Legislative limbo: Lawmakers fret over budget, hotel rooms as session drags on

TOPEKA — The House and Senate standoff continues today.

Lawmakers are entrenched, largely because of disputes between moderate Republicans in the Senate and conservatives in the House, and the acrimony is delaying meetings and extending the legislative session, which is already three days beyond its usual 90-day session.

House Majority Leader Arlen Siegfried, R-Olathe, this morning told House GOP members that the state budget hinges on whether the Senate will vote on a new tax-cutting plan or if the budget will be adjusted for the massive tax-cut bill that Gov. Sam Brownback could sign in coming days.

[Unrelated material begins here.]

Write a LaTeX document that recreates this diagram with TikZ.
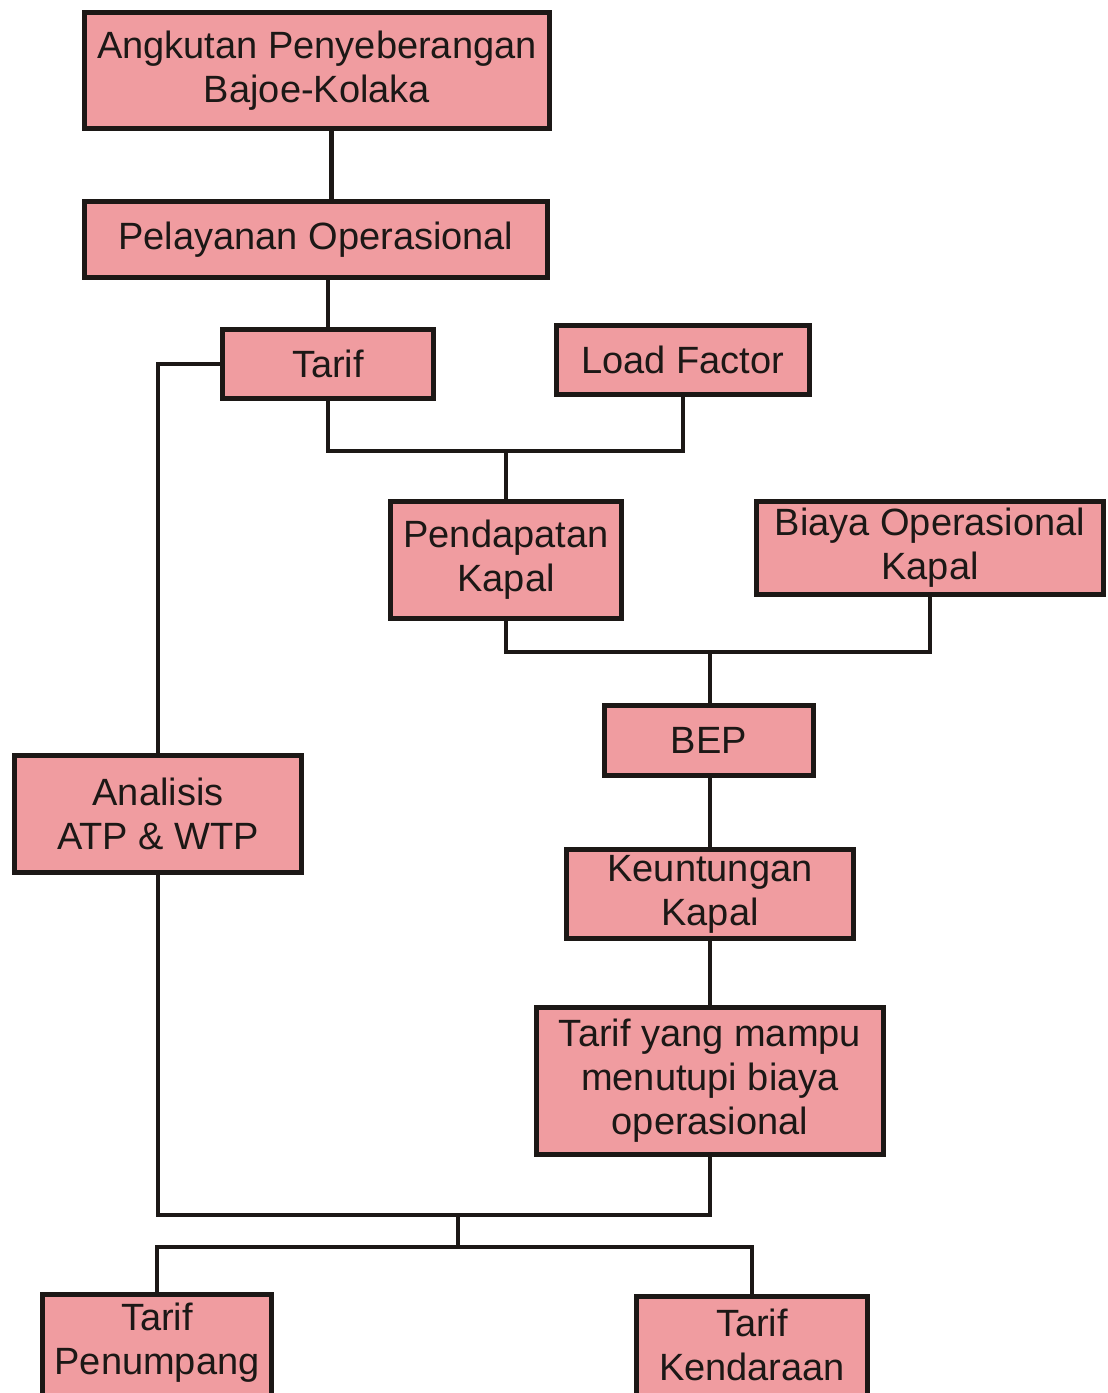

The bill headed toward Brownback would give lawmakers less opportunity to provide state workers with a 1 percent cost of living pay increase and a host of other issues debated by budget committee members. But if the Senate approves an alternative plan with a smaller price tag, it could free up some money to add to ending balances or to spend on education, pay raises or other items.

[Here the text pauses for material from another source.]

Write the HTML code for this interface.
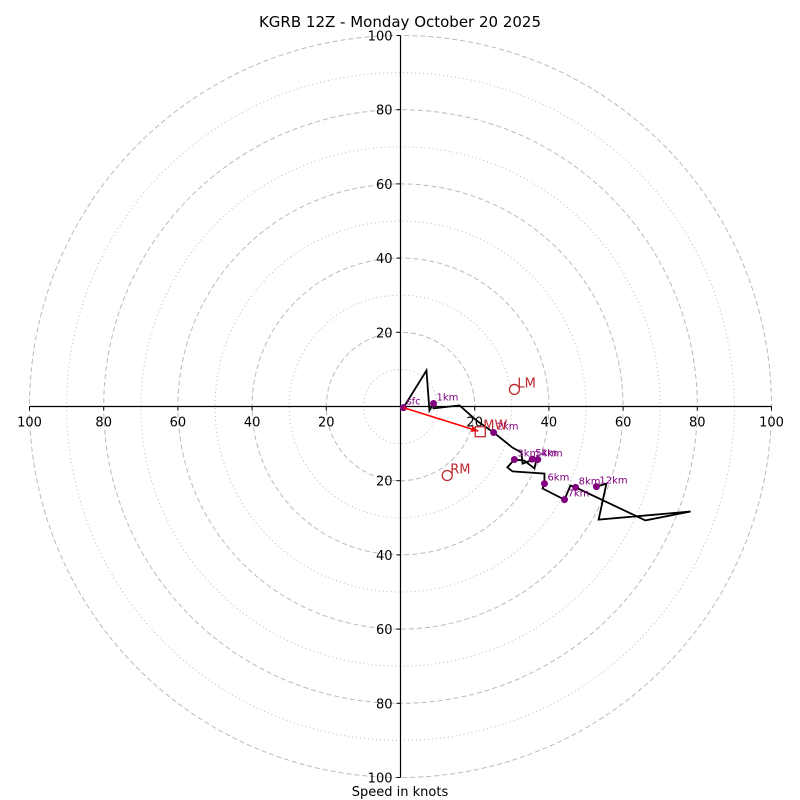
<!DOCTYPE html>
<html><head><meta charset="utf-8"><style>
html,body{margin:0;padding:0;background:#fff;}
svg{display:block;font-family:"DejaVu Sans","Liberation Sans",sans-serif;}
</style></head><body>
<svg id="chart" width="800" height="800" viewBox="0 0 800 800" xmlns="http://www.w3.org/2000/svg">
<rect width="800" height="800" fill="#fff"/>
<text x="400" y="27" text-anchor="middle" font-size="15">KGRB 12Z - Monday October 20 2025</text>
<text x="400" y="796" text-anchor="middle" font-size="13">Speed in knots</text>
<g id="grid"></g><g id="axes"></g><g id="trace"></g><g id="marks"></g>
</svg>
<script>
const ringValues=[10,20,30,40,50,60,70,80,90,100];
const tickValues=[20,40,60,80,100];
const windU=[0.8,7.0,7.8,8.9,8.9,15.9,20.5,25.1,30.2,32.6,32.9,36.7,36.1,33.4,30.7,28.8,30.2,38.8,38.8,38.3,44.2,45.8,47.2,66.0,78.2,53.4,55.5,52.8];
const windV=[-0.3,9.7,-1.1,0.8,-0.5,0.3,-3.8,-7.0,-11.1,-12.4,-15.4,-14.0,-16.7,-14.6,-14.3,-16.4,-17.5,-18.1,-20.8,-22.1,-25.1,-21.3,-21.8,-30.7,-28.3,-30.5,-20.8,-21.6];
const heightLabels=["sfc","","","1km","","","","2km","","","","","","","3km","","","","6km","","7km","","8km","","","","","12km"];
const extraLabels=["5km","4km"];
const extraU=[35.5,37.0];
const extraV=[-14.2,-14.3];
const motionNames=["LM","RM","MW"];
const motionU=[30.7,12.6,21.5];
const motionV=[4.6,-18.6,-6.8];

const NS="http://www.w3.org/2000/svg";
const cx=400.5,cy=406.5,sc=3.71;
const X=u=>cx+u*sc, Y=v=>cy-v*sc;
function mk(tag,attrs,parent){const e=document.createElementNS(NS,tag);for(const k in attrs)e.setAttribute(k,attrs[k]);parent.appendChild(e);return e;}
const grid=document.getElementById('grid'),axes=document.getElementById('axes'),trace=document.getElementById('trace'),marks=document.getElementById('marks');
ringValues.forEach(r=>{
  const c=mk('circle',{cx:cx,cy:cy,r:r*sc,fill:'none',stroke:'#bbb','stroke-width':1,'stroke-dasharray':r%20===0?'5,3':'1,3'},grid);
  
  
});
let l=mk('line',{x1:X(-100),y1:cy,x2:X(100),y2:cy,stroke:'#000','stroke-width':1.2},axes);


l=mk('line',{x1:cx,y1:Y(100),x2:cx,y2:Y(-100),stroke:'#000','stroke-width':1.2},axes);


tickValues.forEach(t=>{
  [-1,1].forEach(s=>{
    mk('line',{x1:X(s*t),y1:cy,x2:X(s*t),y2:cy+4,stroke:'#000'},axes);
    const tx=mk('text',{x:X(s*t),y:cy+20,'text-anchor':'middle','font-size':13},axes);
    tx.textContent=t;
    
    
    mk('line',{x1:cx-4,y1:Y(s*t),x2:cx,y2:Y(s*t),stroke:'#000'},axes);
    const ty=mk('text',{x:cx-8,y:Y(s*t)+5,'text-anchor':'end','font-size':13},axes);
    ty.textContent=t;
    
    
  });
});
const pl=mk('polyline',{points:windU.map((u,i)=>X(u)+','+Y(windV[i])).join(' '),fill:'none',stroke:'#000','stroke-width':1.8,'stroke-linejoin':'miter'},trace);


heightLabels.forEach((h,i)=>{
  if(!h)return;
  const d=mk('circle',{cx:X(windU[i]),cy:Y(windV[i]),r:3.5,fill:'purple'},marks);
  
  
  const t=mk('text',{x:X(windU[i])+3,y:Y(windV[i])-3,'font-size':10,fill:'purple'},marks);
  t.textContent=h;
  
  
});
extraLabels.forEach((h,i)=>{
  const d=mk('circle',{cx:X(extraU[i]),cy:Y(extraV[i]),r:3.5,fill:'purple'},marks);
  
  
  const t=mk('text',{x:X(extraU[i])+3,y:Y(extraV[i])-3,'font-size':10,fill:'purple'},marks);
  t.textContent=h;
  
  
});
const ax=X(motionU[2]),ay=Y(motionV[2]),sx=X(windU[0]),sy=Y(windV[0]);
const ang=Math.atan2(ay-sy,ax-sx);
const ar=mk('line',{x1:sx,y1:sy,x2:ax-2*Math.cos(ang),y2:ay-2*Math.sin(ang),stroke:'red','stroke-width':1.6},marks);


const hx=ax-2*Math.cos(ang),hy=ay-2*Math.sin(ang);
mk('polygon',{points:[hx,hy,hx-7*Math.cos(ang)+3*Math.sin(ang),hy-7*Math.sin(ang)-3*Math.cos(ang),hx-7*Math.cos(ang)-3*Math.sin(ang),hy-7*Math.sin(ang)+3*Math.cos(ang)].join(' '),fill:'red'},marks);
motionNames.forEach((n,i)=>{
  const x=X(motionU[i]),y=Y(motionV[i]);
  let m;
  if(n==='MW') m=mk('rect',{x:x-5,y:y-5,width:10,height:10,fill:'none',stroke:'#c0262d','stroke-width':1.3},marks);
  else m=mk('circle',{cx:x,cy:y,r:5,fill:'none',stroke:'#c0262d','stroke-width':1.3},marks);
  
  
  const t=mk('text',{x:x+3,y:y-2,'font-size':13,fill:'#c0262d'},marks);
  t.textContent=n;
  
  
});
</script>
</body></html>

Sen. Carolyn McGinn, R-Sedgwick, said the bill headed toward Brownback “is going to be devastating.”

“I think we can have tax cuts, but maybe not as large and sweeping as we’ve seen so far,” she said, referencing the bill awaiting Brownback’s signature and an alternative agreed on by House and Senate negotiators that could be debated again sometime today.

But it’s unclear if the Senate will take up an alternative plan or if the House would agree with a less aggressive tax cut now that it has a big tax cut bill headed to Brownback’s desk.

McGinn, who is the chair of Senate Ways and Means, said senators and representatives have reached a stalemate on budget negotiations. The largest issue is whether the state uses general funds for education finance, as the Senate prefers, or taps into Department of Transportation dollars, as House leaders suggest.

“It’s kind of meaningless to continue,” McGinn said.

With that in mind, senators have packed their budget, which includes many items the House agreed on, into another bill that would allow the Senate to vote on the budget, send it to the House and, potentially, leave the Capitol having finished all necessary business. (House and Senate negotiators plan to meet later today to discuss possible resolutions.)

Newton Republican Rep. Mark Rhoades, who is chairman of the House Appropriations Committee, said that House Speaker Mike O’Neal would likely declare the Senate’s budget bill materially altered, a designation that would kill the bill and put budget negotiators back at the table to continue talking.

Beyond the pressure of approving a budget, redistricting maps, tax cut bills and education funding, lawmakers have another thing to consider: hotel rooms.

Several lawmakers say hotel managers have asked them to leave to make way for other customers who have reservations for the NHRA Summer Nationals drag races in Topeka this weekend.

Siegfreid said his goal is to finish the legislative session by late Friday or early Saturday morning.

“We need to get out of here,” he said. “This thing is deteriorating.”